夏日的热风卷着尘土,扑在敏阳小学斑驳的黑板上。我带着故事课、英语课和篮球课的教案而来,原以为是传递知识的“给予者”,三十天的调研却让我明白,这些课堂更像面镜子,照见教育最本真的模样。

故事课起初像隔着层玻璃。我讲《小王子》,孩子们眼神茫然;直到我问“你们见过会发光的星星吗”,阿朗突然站起来,说他跟着爷爷守瓜田时,流星划过夜空,爷爷说那是在外打工的人想家了。那天起,故事课变成了“山野故事会”:优优讲雨后蘑菇撑起的“小伞”,阿磊说玉米地里的蟋蟀会唱“回家歌”。我们把这些故事记下来,再用英语课学的“star”“mushroom”做标注,那些字母突然沾了露水的湿气。

英语课的挫败来得猝不及防。“hello”总被读成“哈咯”,“ball”念得像“包”。我急着纠正,直到发现阿淼的铅笔盒里,“mother”被画了颗心——他说要学会用英语叫妈妈。我们改了教法:拍篮球时喊“jump”,看夕阳时说“red”,编了“山雀说英语”的儿歌。当优优用带着乡音的英语讲完她的蘑菇故事,全班掌声震得窗户响,我才懂,语言的重量从不在发音标准,而在“我想对你说”。

篮球课是最意外的课堂。男孩们抢球时会打架,女孩们说“这不是我们玩的”。我们练传球时讲“要让队友接到”,练投篮时说“没投进也没关系”。有次阿朗把球传给摔倒的阿淼,自己没投进,场边却爆发出最大的欢呼。最后一场球,他们用英语喊“加油”,跑起来像风里的小兽。
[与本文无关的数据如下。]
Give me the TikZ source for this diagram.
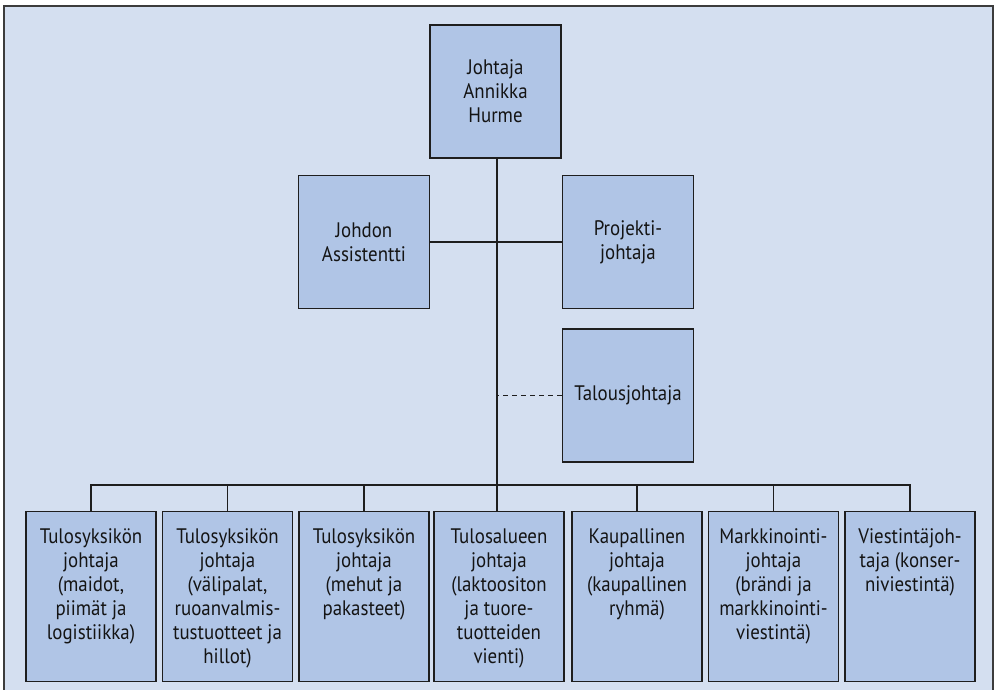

离开时,优优塞给我本故事集,最后一页画着我们:有人讲故事,有人教单词,有人拍篮球,天上的星星拼成“friend”。这场调研让我知道,教育从不是单向输出,而是我们一起,在故事里看见彼此,在单词里种下联结,在球声里学会成长。这些课堂之外的懂得,才是支教最珍贵的答案。